Exercise task: Set down only the lines running from the one with "Recreate this image" to the one with "plt.rcParams['mathtext.fontset'] = 'stix'", both lines included, exactly as they stand, please.

---------- Source records ----------

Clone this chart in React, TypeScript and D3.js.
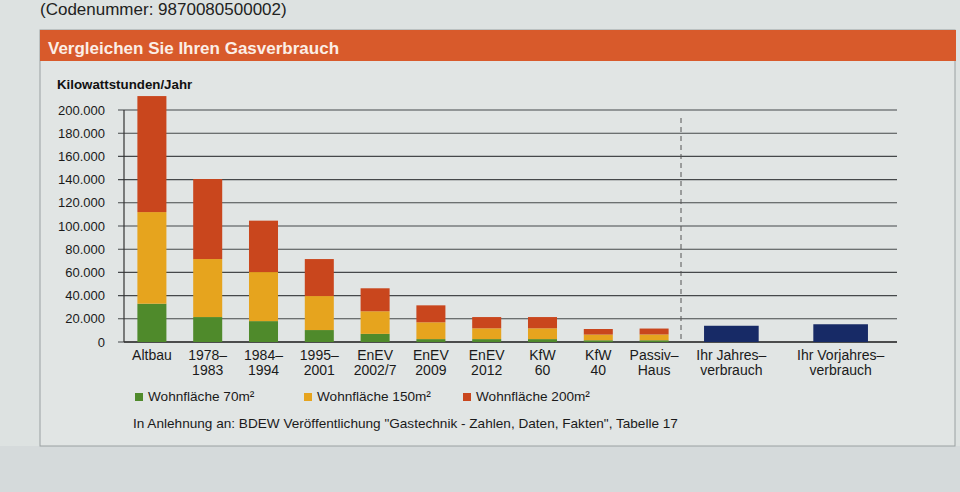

----------
---------- Source records ----------

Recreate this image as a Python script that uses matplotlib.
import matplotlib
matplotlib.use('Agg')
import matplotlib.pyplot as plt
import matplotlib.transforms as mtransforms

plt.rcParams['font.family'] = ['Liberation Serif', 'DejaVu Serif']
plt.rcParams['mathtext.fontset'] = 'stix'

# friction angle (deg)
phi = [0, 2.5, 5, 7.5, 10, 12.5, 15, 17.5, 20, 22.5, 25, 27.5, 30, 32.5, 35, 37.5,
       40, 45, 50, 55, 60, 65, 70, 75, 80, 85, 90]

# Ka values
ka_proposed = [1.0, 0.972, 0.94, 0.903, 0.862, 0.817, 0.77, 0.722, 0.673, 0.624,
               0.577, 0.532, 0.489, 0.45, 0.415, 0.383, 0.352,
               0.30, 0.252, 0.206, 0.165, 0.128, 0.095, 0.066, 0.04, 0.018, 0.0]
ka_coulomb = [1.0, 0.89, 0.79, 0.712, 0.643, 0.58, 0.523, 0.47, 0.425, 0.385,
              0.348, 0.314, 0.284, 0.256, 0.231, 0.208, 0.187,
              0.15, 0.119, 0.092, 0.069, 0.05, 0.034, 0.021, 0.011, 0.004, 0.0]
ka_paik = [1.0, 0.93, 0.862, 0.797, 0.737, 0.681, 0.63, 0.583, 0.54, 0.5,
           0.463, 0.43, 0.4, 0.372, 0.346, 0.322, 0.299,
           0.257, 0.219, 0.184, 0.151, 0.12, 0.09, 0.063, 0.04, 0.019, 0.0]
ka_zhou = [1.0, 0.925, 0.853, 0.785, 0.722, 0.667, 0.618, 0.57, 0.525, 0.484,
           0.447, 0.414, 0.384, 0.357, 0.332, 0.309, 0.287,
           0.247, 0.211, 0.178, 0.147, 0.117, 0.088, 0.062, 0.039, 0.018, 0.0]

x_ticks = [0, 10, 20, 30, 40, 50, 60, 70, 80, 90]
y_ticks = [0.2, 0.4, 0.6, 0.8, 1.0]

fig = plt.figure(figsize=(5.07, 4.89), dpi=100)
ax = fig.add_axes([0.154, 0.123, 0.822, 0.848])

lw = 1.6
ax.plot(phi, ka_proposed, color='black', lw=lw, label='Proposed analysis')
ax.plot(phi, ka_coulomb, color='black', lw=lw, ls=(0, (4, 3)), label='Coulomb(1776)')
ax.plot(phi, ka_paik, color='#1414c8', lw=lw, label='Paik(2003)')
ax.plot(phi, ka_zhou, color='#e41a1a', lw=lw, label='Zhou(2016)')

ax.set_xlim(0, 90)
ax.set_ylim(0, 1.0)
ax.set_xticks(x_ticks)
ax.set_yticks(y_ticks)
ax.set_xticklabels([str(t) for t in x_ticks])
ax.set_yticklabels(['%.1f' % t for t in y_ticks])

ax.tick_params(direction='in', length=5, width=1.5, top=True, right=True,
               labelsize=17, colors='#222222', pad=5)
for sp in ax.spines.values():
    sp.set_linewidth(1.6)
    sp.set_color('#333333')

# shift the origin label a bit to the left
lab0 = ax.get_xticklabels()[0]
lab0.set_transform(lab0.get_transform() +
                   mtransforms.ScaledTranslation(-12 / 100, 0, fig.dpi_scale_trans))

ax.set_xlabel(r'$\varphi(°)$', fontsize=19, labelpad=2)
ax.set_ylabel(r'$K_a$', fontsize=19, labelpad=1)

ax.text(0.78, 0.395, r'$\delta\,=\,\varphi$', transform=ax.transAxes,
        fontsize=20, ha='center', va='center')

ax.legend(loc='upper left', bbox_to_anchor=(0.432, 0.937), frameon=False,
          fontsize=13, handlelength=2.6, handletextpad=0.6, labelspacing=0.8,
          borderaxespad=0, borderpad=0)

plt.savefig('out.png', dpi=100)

----------
---------- Source records ----------

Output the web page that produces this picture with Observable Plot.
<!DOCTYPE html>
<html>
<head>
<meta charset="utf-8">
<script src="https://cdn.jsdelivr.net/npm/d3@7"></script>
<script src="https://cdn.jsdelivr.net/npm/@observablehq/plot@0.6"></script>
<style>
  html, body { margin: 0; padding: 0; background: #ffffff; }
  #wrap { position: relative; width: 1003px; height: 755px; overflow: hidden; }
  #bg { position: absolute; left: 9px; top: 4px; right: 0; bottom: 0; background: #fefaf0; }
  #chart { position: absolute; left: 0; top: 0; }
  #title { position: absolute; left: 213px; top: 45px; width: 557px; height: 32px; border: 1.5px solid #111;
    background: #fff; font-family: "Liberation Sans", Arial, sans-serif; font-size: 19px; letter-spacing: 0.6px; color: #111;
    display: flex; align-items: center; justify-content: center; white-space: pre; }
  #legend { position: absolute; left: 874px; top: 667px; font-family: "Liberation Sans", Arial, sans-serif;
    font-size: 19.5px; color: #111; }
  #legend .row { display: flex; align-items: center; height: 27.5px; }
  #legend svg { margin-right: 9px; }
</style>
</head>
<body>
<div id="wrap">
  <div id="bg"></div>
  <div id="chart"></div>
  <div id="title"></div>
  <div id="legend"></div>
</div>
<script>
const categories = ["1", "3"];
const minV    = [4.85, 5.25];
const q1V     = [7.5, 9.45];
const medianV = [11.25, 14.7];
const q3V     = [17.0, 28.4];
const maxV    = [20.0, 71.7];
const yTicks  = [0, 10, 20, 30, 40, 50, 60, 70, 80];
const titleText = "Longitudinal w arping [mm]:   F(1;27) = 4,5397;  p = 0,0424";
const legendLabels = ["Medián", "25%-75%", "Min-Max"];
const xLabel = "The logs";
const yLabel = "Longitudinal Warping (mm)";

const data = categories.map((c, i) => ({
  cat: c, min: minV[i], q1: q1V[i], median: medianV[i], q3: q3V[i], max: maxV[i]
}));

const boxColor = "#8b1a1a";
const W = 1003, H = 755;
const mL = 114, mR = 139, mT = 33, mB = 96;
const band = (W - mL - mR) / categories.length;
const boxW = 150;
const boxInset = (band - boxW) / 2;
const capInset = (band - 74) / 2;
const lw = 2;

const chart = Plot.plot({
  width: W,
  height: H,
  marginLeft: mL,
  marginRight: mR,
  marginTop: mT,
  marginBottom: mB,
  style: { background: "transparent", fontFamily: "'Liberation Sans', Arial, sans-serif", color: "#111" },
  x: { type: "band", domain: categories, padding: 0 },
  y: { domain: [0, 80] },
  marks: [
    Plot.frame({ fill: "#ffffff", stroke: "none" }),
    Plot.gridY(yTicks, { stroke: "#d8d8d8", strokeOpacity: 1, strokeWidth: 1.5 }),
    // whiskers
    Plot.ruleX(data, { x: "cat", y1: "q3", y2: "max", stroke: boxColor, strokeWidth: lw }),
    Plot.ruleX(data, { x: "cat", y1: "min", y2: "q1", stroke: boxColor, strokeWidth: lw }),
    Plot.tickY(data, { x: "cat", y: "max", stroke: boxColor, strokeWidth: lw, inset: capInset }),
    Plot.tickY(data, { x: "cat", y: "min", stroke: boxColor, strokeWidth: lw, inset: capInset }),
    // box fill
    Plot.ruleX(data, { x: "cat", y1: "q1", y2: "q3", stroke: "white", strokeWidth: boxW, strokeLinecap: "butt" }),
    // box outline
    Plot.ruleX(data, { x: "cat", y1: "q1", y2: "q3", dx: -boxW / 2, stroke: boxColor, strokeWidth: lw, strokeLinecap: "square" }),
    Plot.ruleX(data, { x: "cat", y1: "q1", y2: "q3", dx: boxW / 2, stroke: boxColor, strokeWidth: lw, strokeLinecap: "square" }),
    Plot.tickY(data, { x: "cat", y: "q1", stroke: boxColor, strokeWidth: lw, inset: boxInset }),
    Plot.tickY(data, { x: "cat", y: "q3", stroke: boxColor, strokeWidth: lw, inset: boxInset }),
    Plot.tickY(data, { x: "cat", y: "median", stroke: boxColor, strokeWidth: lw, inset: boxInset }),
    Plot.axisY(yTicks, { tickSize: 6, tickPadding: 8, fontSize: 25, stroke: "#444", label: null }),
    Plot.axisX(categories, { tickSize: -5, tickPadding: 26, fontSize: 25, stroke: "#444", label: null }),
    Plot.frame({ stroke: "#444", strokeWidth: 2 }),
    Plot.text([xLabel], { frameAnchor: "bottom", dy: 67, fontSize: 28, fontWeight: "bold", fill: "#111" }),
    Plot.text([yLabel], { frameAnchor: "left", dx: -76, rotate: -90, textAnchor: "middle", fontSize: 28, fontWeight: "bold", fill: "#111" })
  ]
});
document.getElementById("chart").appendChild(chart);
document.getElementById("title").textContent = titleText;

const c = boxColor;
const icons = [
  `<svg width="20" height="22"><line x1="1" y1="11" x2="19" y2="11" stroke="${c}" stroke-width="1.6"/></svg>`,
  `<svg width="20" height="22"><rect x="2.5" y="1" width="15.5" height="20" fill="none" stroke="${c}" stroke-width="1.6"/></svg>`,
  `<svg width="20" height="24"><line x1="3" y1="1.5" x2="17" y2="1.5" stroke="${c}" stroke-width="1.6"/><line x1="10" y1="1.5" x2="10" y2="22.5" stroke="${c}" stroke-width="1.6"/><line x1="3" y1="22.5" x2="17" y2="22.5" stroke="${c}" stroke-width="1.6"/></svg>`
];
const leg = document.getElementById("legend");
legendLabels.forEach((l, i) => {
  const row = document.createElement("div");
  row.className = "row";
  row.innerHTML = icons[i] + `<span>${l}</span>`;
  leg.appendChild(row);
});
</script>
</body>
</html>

----------

Complete response:
Recreate this image as a Python script that uses matplotlib.
import matplotlib
matplotlib.use('Agg')
import matplotlib.pyplot as plt
import matplotlib.transforms as mtransforms

plt.rcParams['font.family'] = ['Liberation Serif', 'DejaVu Serif']
plt.rcParams['mathtext.fontset'] = 'stix'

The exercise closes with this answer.